I'm not saying my example is a good one, but I go by 'up to' 24 hours. If they pip and haven't started doing anything else by then, I'm in there. Because if I am honest, my incubator isn't perfect, I'm not perfect, conditions are never perfect. It might die not because that's how it's supposed to be, but because of some condition that should have been different. It may be because your humidity was too low. Or too high. Or they got positioned wrong. Or they were too big to turn right. Or.... well, there's a lot that can go wrong with hatching.
A lot of people are afraid to help for causing more problems. Blood isn't something such tiny critters have a lot of, and it can be scary to see if you mess up- and a lot of people (reasonably) don't want to take the blame if the chick dies while they happen to be helping. I don't have that fear and I personally consider the chance of killing a chick to be less than that of saving a chick through intervention at hatch time. So in the end, you make a decision.
If you're willing to take the risk of possible harm and live with the consequences if you mess up, then you help when-ever you feel comfortable. If you don't want part in the blame if something goes wrong, you say "nature's decision" and you leave them be.
And yes, I'm aware not everyone agrees with me on this... I'm the odd bird out on this, but I've saved more lives than I've condemned.
I agree with Kedreeva I help out after 24 hr or when I have that feeling that something isn't quite right. I had one last weekend that I wish I would have help along as I felt he got turned around by the hatchlings starting to move and roll the egg. My uncle who has raised chicks forever often helped some along and I don't recall many if any dieing. If you do what feels right I don't think you'll be sorry no matter the out come.

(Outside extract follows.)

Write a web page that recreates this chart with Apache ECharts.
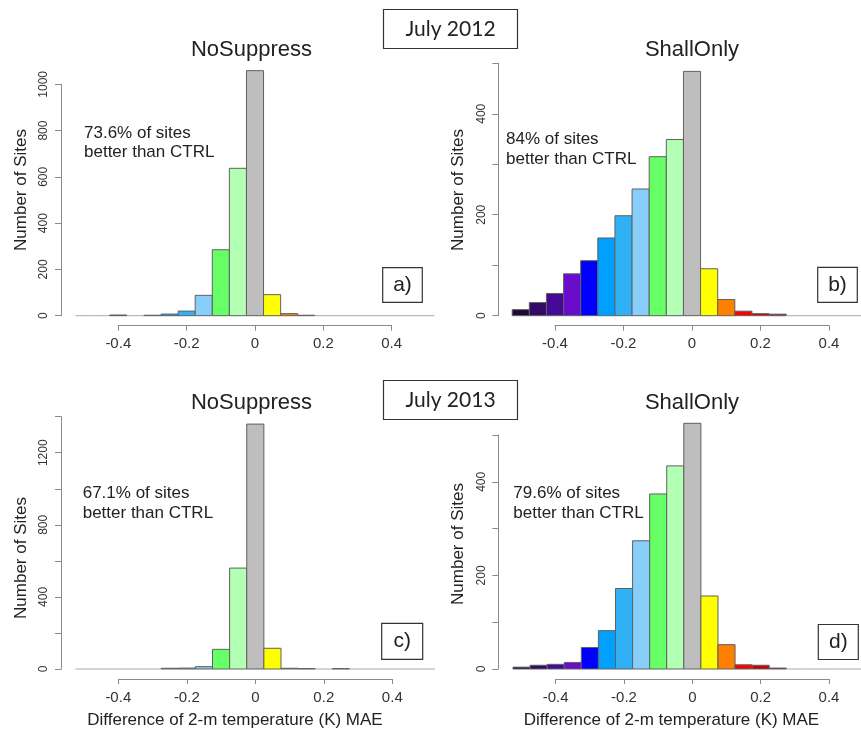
<!DOCTYPE html>
<html>
<head>
<meta charset="utf-8">
<script src="https://cdn.jsdelivr.net/npm/echarts@6/dist/echarts.min.js"></script>
<style>
html,body{margin:0;padding:0;background:#fff;}
#chart{width:861px;height:737px;}
</style>
</head>
<body>
<div id="chart"></div>
<script>
// Bin centres (K), bin width 0.05
const binCenters = [-0.5,-0.45,-0.4,-0.35,-0.3,-0.25,-0.2,-0.15,-0.1,-0.05,0,0.05,0.1,0.15,0.2,0.25,0.3,0.35,0.4,0.45,0.5];
const binColors = ['#1c0a35','#330a66','#450a96','#6a0ccc','#0000ff','#00a0ff','#30b0f5','#87cefa','#66ff66','#b3ffb3','#bebebe','#ffff00','#ff8000','#ff0000','#cc0000','#a00000','#800000','#800000','#800000','#800000','#800000'];
// Counts per bin
const countsA = [0,0,3,0,2,7,20,88,285,637,1059,91,9,2,0,0,0,0,0,0,0];       // July 2012 NoSuppress
const countsB = [12,26,44,83,109,154,198,251,315,349,484,93,32,9,4,3,0,0,0,0,0]; // July 2012 ShallOnly
const countsC = [0,0,0,0,0,4,5,13,109,560,1359,115,4,2,0,2,0,0,0,0,0];      // July 2013 NoSuppress
const countsD = [4,8,10,14,46,82,172,274,374,434,525,156,52,9,8,2,0,0,0,0,0];  // July 2013 ShallOnly
const xTicks = [-0.4,-0.2,0,0.2,0.4];
const panelTitles = ['NoSuppress','ShallOnly','NoSuppress','ShallOnly'];
const panelLetters = ['a)','b)','c)','d)'];
const panelNotes = ['73.6% of sites\nbetter than CTRL','84% of sites\nbetter than CTRL','67.1% of sites\nbetter than CTRL','79.6% of sites\nbetter than CTRL'];
const monthLabels = ['July 2012','July 2013'];
const yMax = [1000,500,1400,500];
const yStep = [200,100,200,100];
const yLabelStep = [200,200,400,200];
const yLabelMax = [1000,400,1200,400];
const xName = 'Difference of 2-m temperature (K) MAE';
const yName = 'Number of Sites';

const FONT = "'Liberation Sans', Arial, sans-serif";
const halfBin = 0.025;

const grids = [
  {left:118.3, right:469.3, top:84.3, bottom:421.3},
  {left:555,   right:32,    top:63.3, bottom:421.3},
  {left:118.3, right:468.7, top:416.7, bottom:68},
  {left:555.7, right:32,    top:435,  bottom:68}
];
const allCounts = [countsA, countsB, countsC, countsD];

const xAxes = grids.map((g,i)=>({
  type:'value', gridIndex:i, min:-0.4, max:0.4, interval:0.2, offset:10,
  axisLine:{show:true, onZero:false, lineStyle:{color:'#8a8a8a', width:1}},
  axisTick:{show:true, length:5, lineStyle:{color:'#8a8a8a'}},
  splitLine:{show:false},
  axisLabel:{show:true, color:'#333', fontSize:15, fontFamily:FONT, margin:11}
}));
const yAxes = grids.map((g,i)=>({
  type:'value', gridIndex:i, min:0, max:yMax[i], interval:yStep[i],
  offset: g.left - (i%2===0 ? 61 : 498.3),
  axisLine:{show:true, onZero:false, lineStyle:{color:'#8a8a8a', width:1}},
  axisTick:{show:true, length:6, lineStyle:{color:'#8a8a8a'}},
  splitLine:{show:false},
  axisLabel:{show:true, rotate:90, color:'#333', fontSize:12, fontFamily:FONT, margin:11,
    formatter:(v)=> (v % yLabelStep[i] === 0 && v <= yLabelMax[i]) ? String(v) : ''}
}));

function makeRender(idx){
  return function(params, api){
    const c = api.value(0), v = api.value(1);
    const p0 = api.coord([c - halfBin, v]);
    const p1 = api.coord([c + halfBin, 0]);
    if (v <= 0) {
      return {type:'line', shape:{x1:p0[0], y1:p1[1], x2:p1[0], y2:p1[1]},
        style:{stroke:'#a8a8a8', lineWidth:1}};
    }
    return {type:'rect', shape:{x:p0[0], y:p0[1], width:p1[0]-p0[0], height:p1[1]-p0[1]},
      style:{fill: binColors[params.dataIndex], stroke:'#606060', lineWidth:1}};
  };
}
const series = allCounts.map((arr,i)=>({
  type:'custom', xAxisIndex:i, yAxisIndex:i, clip:false,
  renderItem: makeRender(i),
  data: binCenters.map((c,k)=>[c, arr[k]])
}));

function txt(text, x, y, size, opts){
  opts = opts || {};
  return {type:'text', x:x, y:y, rotation: opts.rotation || 0, z:10,
    style:{text:text, x:0, y:0, fill:opts.fill||'#222', font: size+'px '+(opts.family||FONT),
      fontSize:size, fontFamily:opts.family||FONT,
      textAlign:opts.align||'center', align:opts.align||'center',
      textVerticalAlign:opts.valign||'middle', verticalAlign:opts.valign||'middle',
      lineHeight: opts.lineHeight}};
}
function box(x,y,w,h){
  return {type:'rect', z:9, shape:{x:x, y:y, width:w, height:h},
    style:{fill:'#fff', stroke:'#333', lineWidth:1.2}};
}

const graphic = [
  box(383.5, 9.5, 134, 39), txt(monthLabels[0], 450.5, 29, 21, {family:"Lato, 'Open Sans', sans-serif"}),
  box(383.5, 380.5, 134, 39), txt(monthLabels[1], 450.5, 400, 21, {family:"Lato, 'Open Sans', sans-serif"}),
  txt(panelTitles[0], 251.5, 49.5, 22),
  txt(panelTitles[1], 692, 49.5, 22),
  txt(panelTitles[2], 251.5, 403, 22),
  txt(panelTitles[3], 692, 403, 22),
  txt(yName, 21.5, 190, 17, {rotation:Math.PI/2}),
  txt(yName, 458.5, 190, 17, {rotation:Math.PI/2}),
  txt(yName, 21.5, 558, 17, {rotation:Math.PI/2}),
  txt(yName, 458.5, 544, 17, {rotation:Math.PI/2}),
  txt(xName, 235, 720.5, 17),
  txt(xName, 671.5, 720.5, 17),
  txt(panelNotes[0], 84, 123.5, 17, {align:'left', valign:'top', lineHeight:19}),
  txt(panelNotes[1], 506, 129.5, 17, {align:'left', valign:'top', lineHeight:20}),
  txt(panelNotes[2], 82.7, 483.5, 17, {align:'left', valign:'top', lineHeight:20}),
  txt(panelNotes[3], 513.3, 483.5, 17, {align:'left', valign:'top', lineHeight:20}),
  box(382.7, 267.7, 39.6, 34.6), txt(panelLetters[0], 402.5, 285, 21),
  box(817.7, 267.3, 39.6, 35), txt(panelLetters[1], 837.5, 285, 21),
  box(381.7, 623.3, 41, 36), txt(panelLetters[2], 402.2, 641.3, 21),
  box(818.3, 624.5, 40, 35), txt(panelLetters[3], 838.3, 642, 21)
];

const chart = echarts.init(document.getElementById('chart'), null, {renderer:'canvas'});
chart.setOption({
  animation:false,
  backgroundColor:'#fff',
  grid: grids.map(g=>Object.assign({containLabel:false}, g)),
  xAxis: xAxes,
  yAxis: yAxes,
  series: series,
  graphic: graphic
});
</script>
</body>
</html>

Thanks for your replies! One of them is actually making some progress now. If I don't see any progress with the other one by morning, I will likely intervene. Artificial incubation is not a natural process, and as such the margin for human error is great. Last year I lost half my hatch because they got stuck in their eggs. I ended up saving a couple of them, but for the rest it was too late. They were all perfectly developed, just got stuck due to low humidity. I think I will stick to the 24 hr time frame.